Analysis and Use of a Financial Statement
- Locating the objective and risks of an organization in the annual report is important to assess the purpose of the company and what may harm the potential growth of the stock. The company lists both in the first few pages. An investor can find the annual report on most company's websites or on the website of the U.S. Securities and Exchange Commission. The objective is relevant because what type of company it is and what it provides to consumers.
- There are four primary types of financial statements an investor reviews: the balance sheet, the statement of income, the cash flow statement and the statement of retained earnings. The balance sheet is a snapshot picture of the company at a given point in time. The statement of income gives profit and loss production over a period of time. The statement of cash flows simply shows the movement of cash. The statement of retained earnings gives a picture of what the company did not distribute to investors.
- A ratio analysis is the study of the relationships between different variables within the financial statements. A few important analysis to look for include: the current ratio, which is assets divided by liabilities; earnings per share, which is net profit after taxes divided by the number of common stock shares outstanding; and price/earnings ratio, which is the market price of a share of common stock divided by earnings per share.

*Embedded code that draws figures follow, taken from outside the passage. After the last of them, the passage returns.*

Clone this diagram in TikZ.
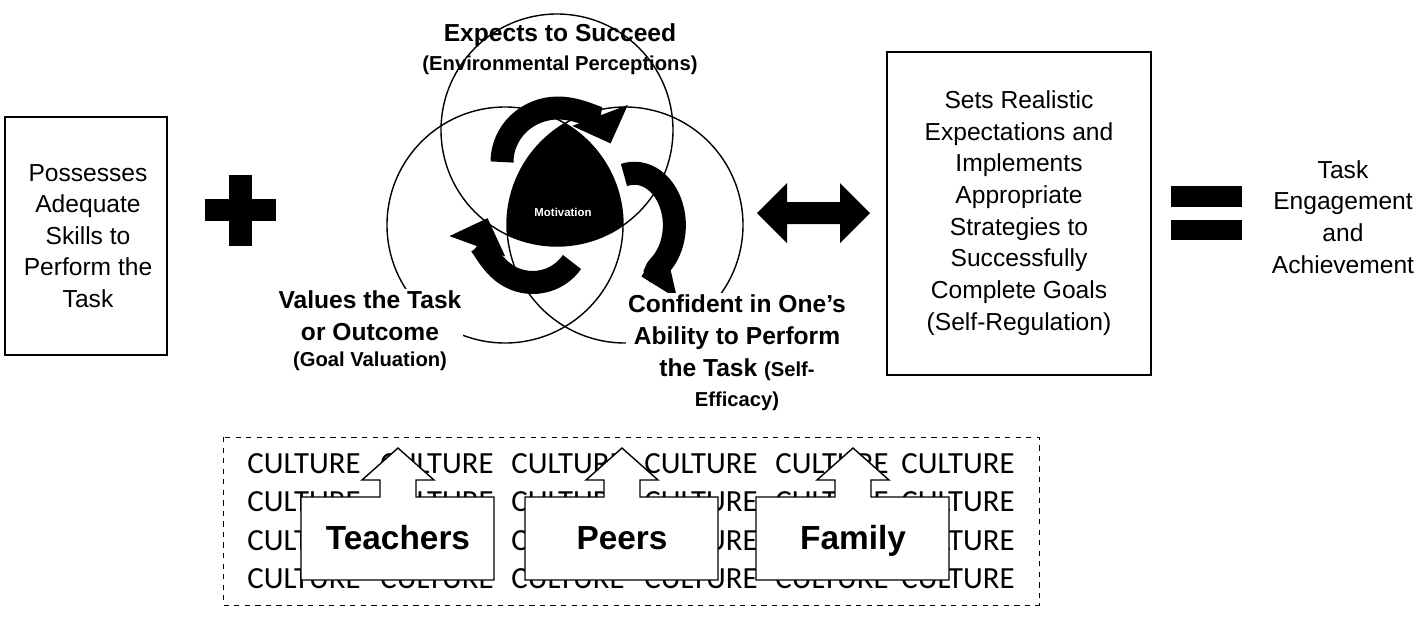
\documentclass[tikz,border=0pt]{standalone}
\usepackage{fontspec}
\setmainfont{Liberation Sans}
\newfontfamily\calib{Carlito}
\usetikzlibrary{arrows.meta}
\tikzset{
  txt/.style={align=center, font=\fontsize{14}{18}\selectfont},
  lbl/.style={align=center, font=\fontsize{14}{18}\selectfont\bfseries},
  sub/.style={font=\fontsize{11.5}{14}\selectfont\bfseries},
  cult/.style={font=\calib\fontsize{17.5}{20}\selectfont, inner sep=0pt},
  cycle/.style={line width=0.46cm, -{Triangle[length=0.6cm,width=1.15cm]}},
  callout/.style={draw, fill=white, thick},
}
\begin{document}
\begin{tikzpicture}[x=0.02cm, y=-0.02cm]
        \useasboundingbox (0,0) rectangle (1428,620);
        % left box
        \draw [thick] (5,117) rectangle (167,355);
        \node [txt] (skills) at (88,236) {Possesses\\Adequate\\Skills to\\Perform the\\Task};
        % plus
        \fill (205,199) rectangle (276,221);
        \fill (229,175) rectangle (252,246);
        % three circles
        \coordinate (cexp) at (557,130);
        \coordinate (cval) at (505,225);
        \coordinate (ccon) at (625,225);
        \begin{scope}
          \clip (cexp) circle (116);
          \clip (cval) circle (118);
          \fill (ccon) circle (118);
        \end{scope}
        \draw [thick] (cexp) circle (116);
        \draw [thick] (cval) circle (118);
        \draw [thick] (ccon) circle (118);
        % cycle arrows
        \draw [cycle] (502,162) arc (-180:-20:56 and 54);
        \draw [cycle] (624,175) arc (-105:80:40 and 52);
        \draw [cycle] (572,262) arc (35:200:48 and 48);
        \node [text=white, font=\fontsize{6.5}{8}\selectfont\bfseries] (motiv) at (563,212) {Motivation};
        % labels
        \node [lbl] (expects) at (560,35) {Expects to Succeed};
        \node [sub] (envir) at (560,65) {(Environmental Perceptions)};
        \node [lbl, fill=white, inner sep=1pt] (values) at (370,316) {Values the Task\\or Outcome};
        \node [sub] (goalval) at (370,361) {(Goal Valuation)};
        \node [lbl, fill=white, inner sep=1pt] (conf) at (737,322) {Confident in One's\\Ability to Perform};
        \node [lbl] (conf3) at (737,370) {the Task {\fontsize{11.5}{14}\selectfont(Self-}};
        \node [sub] (conf4) at (737,401) {Efficacy)};
        % double arrow
        \fill (757,213) -- (787,183) -- (787,202) -- (840,202) -- (840,183) -- (870,213)
              -- (840,243) -- (840,224) -- (787,224) -- (787,243) -- cycle;
        % right box
        \draw [thick] (887,52) rectangle (1151,375);
        \node [txt] (regul) at (1019,213) {Sets Realistic\\Expectations and\\Implements\\Appropriate\\Strategies to\\Successfully\\Complete Goals\\(Self-Regulation)};
        % equals
        \fill (1171,186) rectangle (1242,207);
        \fill (1171,220) rectangle (1242,240);
        \node [txt] (engage) at (1343,217) {Task\\Engagement\\and\\Achievement};
        % culture
        \draw [dashed] (223,437) rectangle (1039,605);
        \foreach \y [count=\r] in {464,502,541,579}
          \foreach \x [count=\c] in {304,437,568,701,832,958}
            \node [cult] (cult\r\c) at (\x,\y) {CULTURE};
        \foreach \xc/\who in {398/Teachers,622/Peers,853/Family} {
          \draw [callout] (\xc-97,497) -- (\xc-18,497) -- (\xc-18,480) -- (\xc-36,480) -- (\xc,448)
                -- (\xc+36,480) -- (\xc+18,480) -- (\xc+18,497) -- (\xc+96,497)
                -- (\xc+96,580) -- (\xc-97,580) -- cycle;
          \node [font=\fontsize{19}{22}\selectfont\bfseries, anchor=base] (\who) at (\xc,549) {\who};
        }
\end{tikzpicture}
\end{document}
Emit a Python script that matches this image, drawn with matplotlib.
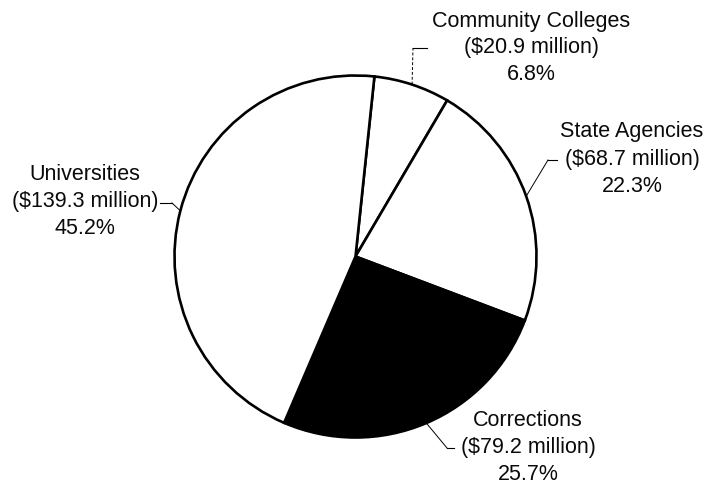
import numpy as np
import matplotlib
matplotlib.use("Agg")
import matplotlib.pyplot as plt

# Appropriations by recipient (millions of dollars)
categories = ["Community Colleges", "State Agencies", "Corrections", "Universities"]
amounts = [20.9, 68.7, 79.2, 139.3]
percent_labels = ["6.8%", "22.3%", "25.7%", "45.2%"]
amount_labels = ["($20.9 million)", "($68.7 million)", "($79.2 million)", "($139.3 million)"]
fill_colors = ["white", "white", "black", "white"]

W, H = 717, 487
fig = plt.figure(figsize=(W / 100, H / 100), dpi=100)
ax = fig.add_axes([0, 0, 1, 1])


def px(x, y):
    """Convert image-style pixel coords (y down) to axes coords (y up)."""
    return x, H - y


cx, cy = px(355.5, 256.5)
R = 181

wedges, _ = ax.pie(
    amounts,
    colors=fill_colors,
    startangle=84,
    counterclock=False,
    center=(cx, cy),
    radius=R,
    frame=True,
    wedgeprops=dict(edgecolor="black", linewidth=1.9, antialiased=True),
)
ax.set_xlim(0, W)
ax.set_ylim(0, H)
ax.set_aspect("equal")
ax.set_axis_off()

FONT = dict(family="Liberation Sans", fontsize=15.5, color="#0a0a0a")
LINE_STEP = 27

# label block center (x, first-line y) and leader elbow / end points
label_pos = {
    "Community Colleges": (531, 21),
    "State Agencies": (632, 132),
    "Corrections": (528, 420),
    "Universities": (85, 175),
}
leader_path = {
    "Community Colleges": [(413, 48), (427, 48)],
    "State Agencies": [(548, 160), (557, 160)],
    "Corrections": [(447, 448), (454, 448)],
    "Universities": [(172, 203), (160, 203)],
}

for w, name, amt, pct in zip(wedges, categories, amount_labels, percent_labels):
    mid = np.deg2rad((w.theta1 + w.theta2) / 2)
    x0 = cx + R * np.cos(mid)
    y0 = cy + R * np.sin(mid)
    pts = [(x0, y0)] + [px(*p) for p in leader_path[name]]
    xs, ys = zip(*pts)
    ls = (0, (3, 2)) if name == "Community Colleges" else "-"
    ax.plot(xs[:2], ys[:2], color="black", linewidth=0.7, linestyle=ls)
    ax.plot(xs[1:], ys[1:], color="black", linewidth=0.8)

    lx, ly = label_pos[name]
    for i, line in enumerate([name, amt, pct]):
        tx, ty = px(lx, ly + i * LINE_STEP)
        ax.text(tx, ty, line, ha="center", va="center", **FONT)

fig.savefig("out.png", dpi=100, facecolor="white")
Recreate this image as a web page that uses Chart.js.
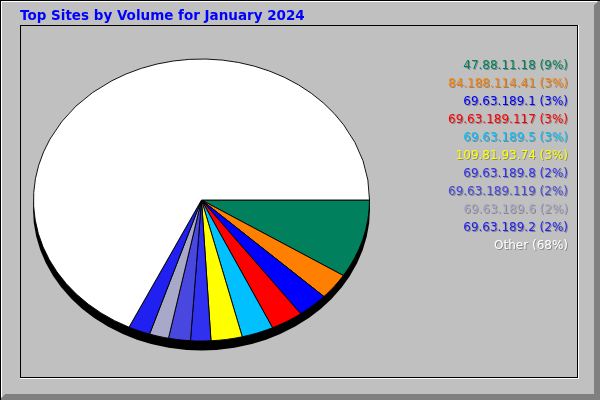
<!DOCTYPE html>
<html>
<head>
<meta charset="utf-8">
<script src="https://cdn.jsdelivr.net/npm/chart.js@4/dist/chart.umd.min.js"></script>
<style>
html, body { margin: 0; padding: 0; background: #C0C0C0; }
canvas { display: block; }
</style>
</head>
<body>
<canvas id="c" width="600" height="400"></canvas>
<script>
const titleText = 'Top Sites by Volume for January 2024';
const categories = ['47.88.11.18', '84.188.114.41', '69.63.189.1', '69.63.189.117', '69.63.189.5', '109.81.93.74', '69.63.189.8', '69.63.189.119', '69.63.189.6', '69.63.189.2', 'Other'];
const volumeShare = [9.0, 3.0, 2.95, 3.1, 3.05, 3.0, 1.95, 2.1, 1.85, 2.1, 67.9];
const sliceColors = ['#00805C', '#FF8000', '#0000FF', '#FF0000', '#00C0FF', '#FFFF00', '#3030F0', '#4848E0', '#A8A8C8', '#2020F0', '#FFFFFF'];

const Y_SCALE = 141 / 168;
const SHADOW = 9;

const framePlugin = {
  id: 'frame',
  beforeDraw(chart) {
    const ctx = chart.ctx;
    ctx.save();
    ctx.fillStyle = '#C0C0C0';
    ctx.fillRect(0, 0, 600, 400);
    // outer bevel
    ctx.fillStyle = '#808080';
    ctx.beginPath();
    ctx.moveTo(600, 0); ctx.lineTo(600, 400); ctx.lineTo(0, 400);
    ctx.lineTo(5, 394); ctx.lineTo(594, 394); ctx.lineTo(594, 5);
    ctx.closePath(); ctx.fill();
    ctx.fillStyle = '#000000';
    ctx.fillRect(0, 0, 600, 1);
    ctx.fillRect(0, 0, 1, 400);
    ctx.fillStyle = '#FFFFFF';
    ctx.fillRect(1, 1, 596, 1);
    ctx.fillRect(1, 1, 1, 396);
    // inner panel
    ctx.fillStyle = '#000000';
    ctx.fillRect(20, 25, 558, 1);
    ctx.fillRect(20, 25, 1, 353);
    ctx.fillRect(577, 25, 1, 353);
    ctx.fillRect(20, 377, 558, 1);
    ctx.fillStyle = '#FFFFFF';
    ctx.fillRect(578, 25, 1, 354);
    ctx.fillRect(20, 378, 559, 1);
    // title
    ctx.font = 'bold 13.5px "DejaVu Sans"';
    ctx.fillStyle = '#0000FF';
    ctx.textAlign = 'left';
    ctx.textBaseline = 'alphabetic';
    ctx.fillText(titleText, 20, 19.5);
    ctx.restore();
  }
};

const ellipsePlugin = {
  id: 'ellipse',
  beforeDatasetsDraw(chart) {
    const ctx = chart.ctx;
    const arc = chart.getDatasetMeta(0).data[0];
    const cx = arc.x, cy = arc.y, r = arc.outerRadius + 0.5;
    ctx.save();
    ctx.fillStyle = '#000000';
    ctx.beginPath();
    ctx.ellipse(cx, cy + SHADOW, r, r * Y_SCALE, 0, 0, Math.PI * 2);
    ctx.fill();
    ctx.translate(cx, cy);
    ctx.scale(1, Y_SCALE);
    ctx.translate(-cx, -cy);
  },
  afterDatasetsDraw(chart) {
    const ctx = chart.ctx;
    ctx.restore();
    // legend
    ctx.save();
    ctx.font = '12px "DejaVu Sans"';
    ctx.textAlign = 'right';
    ctx.textBaseline = 'alphabetic';
    ctx.shadowColor = 'rgba(0,0,0,0.3)';
    ctx.shadowOffsetX = 1;
    ctx.shadowOffsetY = 1;
    ctx.shadowBlur = 0;
    const data = chart.data.datasets[0].data;
    const total = data.reduce((a, b) => a + b, 0);
    chart.data.labels.forEach((lab, i) => {
      const pct = Math.round(data[i] / total * 100);
      ctx.fillStyle = chart.data.datasets[0].backgroundColor[i];
      ctx.fillText(lab + ' (' + pct + '%)', 568, 68.5 + i * 18);
    });
    ctx.restore();
  }
};

new Chart(document.getElementById('c'), {
  type: 'pie',
  data: {
    labels: categories,
    datasets: [{
      data: volumeShare,
      backgroundColor: sliceColors,
      borderColor: '#000000',
      borderWidth: 1,
      borderJoinStyle: 'miter'
    }]
  },
  options: {
    responsive: false,
    animation: false,
    events: [],
    rotation: 90,
    radius: 168,
    layout: { padding: { left: 33, right: 230, top: 59, bottom: 59 } },
    plugins: {
      legend: { display: false },
      title: { display: false },
      tooltip: { enabled: false }
    }
  },
  plugins: [framePlugin, ellipsePlugin]
});
</script>
</body>
</html>
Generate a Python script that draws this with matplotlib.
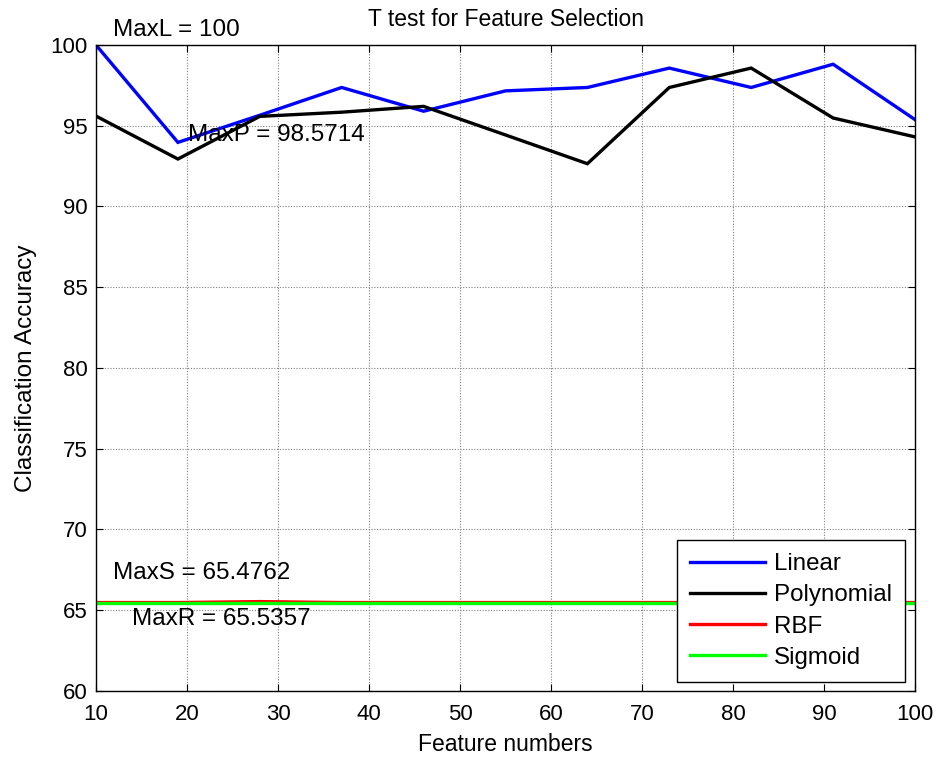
import matplotlib
matplotlib.use("Agg")
import matplotlib.pyplot as plt

plt.rcParams['font.family'] = ['Liberation Sans', 'DejaVu Sans']

features = [10, 19, 28, 37, 46, 55, 64, 73, 82, 91, 100]
linear = [100.0, 93.97, 95.65, 97.37, 95.90, 97.16, 97.37, 98.57, 97.37, 98.81, 95.38]
polynomial = [95.60, 92.94, 95.58, 95.84, 96.20, 94.43, 92.65, 97.37, 98.5714, 95.48, 94.31]
rbf = [65.4762, 65.4762, 65.5357, 65.4762, 65.4762, 65.4762, 65.4762, 65.4762, 65.4762, 65.4762, 65.4762]
sigmoid = [65.4762] * 11

series_names = ["Linear", "Polynomial", "RBF", "Sigmoid"]
series_colors = ["#0000ff", "#000000", "#ff0000", "#00ff00"]

annotations = [
    ("MaxL = 100", 11.9, 100.9),
    ("MaxP = 98.5714", 20.1, 94.4),
    ("MaxS = 65.4762", 11.9, 67.3),
    ("MaxR = 65.5357", 14.0, 64.45),
]

fig = plt.figure(figsize=(9.42, 7.58), dpi=100)
ax = fig.add_axes([96/942, 1-691/758, (915-96)/942, (691-45)/758])

for data, name, col in zip([linear, polynomial, rbf, sigmoid], series_names, series_colors):
    ax.plot(features, data, color=col, lw=2.4, label=name, solid_joinstyle='miter')

ax.set_xlim(10, 100)
ax.set_ylim(60, 100)
ax.set_xticks(range(10, 101, 10))
ax.set_yticks(range(60, 101, 5))
ax.grid(True, color='#808080', linestyle=(0, (1, 1.5)), linewidth=0.8)
ax.tick_params(direction='in', top=True, right=True, labelsize=16, length=5)
ax.tick_params(axis='x', pad=9)
ax.tick_params(axis='y', pad=6)
for sp in ax.spines.values():
    sp.set_linewidth(1.0)

for txt, x, y in annotations:
    ax.text(x, y, txt, fontsize=17.5, ha='left', va='center', clip_on=False)

ax.set_title("T test for Feature Selection", fontsize=16.5, pad=14)
ax.set_xlabel("Feature numbers", fontsize=16.5, labelpad=6)
ax.set_ylabel("Classification Accuracy", fontsize=17.5, labelpad=10)

leg = ax.legend(loc='lower right', bbox_to_anchor=(905/942, 1-682/758), bbox_transform=fig.transFigure,
                fontsize=17.4, fancybox=False, framealpha=1, edgecolor='black',
                handlelength=3.1, handletextpad=0.35, labelspacing=0.38, borderpad=0.55,
                borderaxespad=0)
leg.get_frame().set_linewidth(1.0)

fig.savefig("out.png", dpi=100)
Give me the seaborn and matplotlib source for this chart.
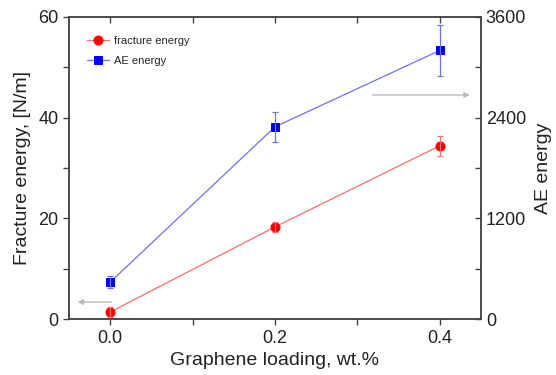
import numpy as np
import pandas as pd
import matplotlib
matplotlib.use("Agg")
import matplotlib.pyplot as plt
import seaborn as sns

# данные
loading = [0.0, 0.2, 0.4]
fracture_energy = [1.4, 18.3, 34.4]
fracture_err = [1.0, 1.0, 2.0]
ae_energy = [440, 2290, 3200]
ae_err = [75, 175, 300]

df = pd.DataFrame({
    "loading": loading,
    "fracture": fracture_energy,
    "fracture_err": fracture_err,
    "ae": ae_energy,
    "ae_err": ae_err,
})

sns.set_style("ticks")
plt.rcParams['font.family'] = ['Liberation Sans', 'DejaVu Sans']

fig, ax = plt.subplots(figsize=(5.56, 3.75), dpi=100)
fig.subplots_adjust(left=0.124, right=0.865, top=0.955, bottom=0.149)
ax2 = ax.twinx()

# fracture energy (левая ось)
sns.lineplot(data=df, x="loading", y="fracture", ax=ax, color="#f07070",
             linewidth=0.9, marker="o", markersize=6.5,
             markerfacecolor="red", markeredgecolor="red",
             label="fracture energy", legend=False)
ax.errorbar(df["loading"], df["fracture"], yerr=df["fracture_err"], fmt="none",
            ecolor="#f07070", elinewidth=0.9, capsize=2.5, capthick=0.9)

# AE energy (правая ось)
sns.lineplot(data=df, x="loading", y="ae", ax=ax2, color="#7070f0",
             linewidth=0.9, marker="s", markersize=5.5,
             markerfacecolor="blue", markeredgecolor="blue",
             label="AE energy", legend=False)
ax2.errorbar(df["loading"], df["ae"], yerr=df["ae_err"], fmt="none",
             ecolor="#7070f0", elinewidth=0.9, capsize=2.5, capthick=0.9)

ax.set_xlim(-0.05, 0.45)
ax.set_ylim(0, 60)
ax2.set_ylim(0, 3600)
ax.set_xticks([0.0, 0.2, 0.4])
ax.set_xticks([0.1, 0.3], minor=True)
ax.set_xticklabels(["0.0", "0.2", "0.4"])
ax.set_yticks([0, 20, 40, 60])
ax.set_yticks([10, 30, 50], minor=True)
ax2.set_yticks([0, 1200, 2400, 3600])
ax2.set_yticks([600, 1800, 3000], minor=True)

for a in (ax, ax2):
    for s in a.spines.values():
        s.set_color("#444444")
        s.set_linewidth(1.1)

ax.tick_params(axis="both", which="both", labelsize=13, colors="#444444",
               labelcolor="#222222", length=4, width=1)
ax2.tick_params(axis="y", which="both", direction="in", labelsize=13,
                colors="#444444", labelcolor="#222222", length=4, width=1)

# верхние засечки внутрь
top = ax.secondary_xaxis("top")
top.set_xticks([0.0, 0.2, 0.4])
top.set_xticks([0.1, 0.3], minor=True)
top.tick_params(axis="x", which="both", direction="in", length=4, width=1,
                colors="#444444", labeltop=False)
top.spines["top"].set_visible(False)

ax.set_xlabel("Graphene loading, wt.%", fontsize=14, color="#222222", labelpad=4)
ax.set_ylabel("Fracture energy, [N/m]", fontsize=14, color="#222222", labelpad=5)
ax2.set_ylabel("AE energy", fontsize=14, color="#222222", labelpad=6)

h1, l1 = ax.get_legend_handles_labels()
h2, l2 = ax2.get_legend_handles_labels()
ax2.legend(h1 + h2, l1 + l2, loc="upper left", frameon=False, fontsize=8,
           handlelength=2.0, labelspacing=0.9, handletextpad=0.4,
           bbox_to_anchor=(0.02, 0.97))

# серые стрелки, указывающие ось
ax.annotate("", xy=(-0.043, 3.4), xytext=(0.005, 3.4),
            arrowprops=dict(arrowstyle="-|>", color="#bbbbbb", lw=1, mutation_scale=8))
ax.annotate("", xy=(0.44, 44.5), xytext=(0.315, 44.5),
            arrowprops=dict(arrowstyle="-|>", color="#bbbbbb", lw=1, mutation_scale=8))

fig.savefig("out.png", dpi=100)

The higher each of these is, the better.
- As an investor, a person seeks to produce income from the purchase of a stock through both capital gains and dividends. If a company is growth oriented or new, it may pay less in dividends for several years. The investor makes up a lack in dividends with increases in capital gains. Since this is more risky, the potential for gains is greater; however, so is the potential for loss. If an investor wants a safer purchase, he can focus on dividend-paying stocks.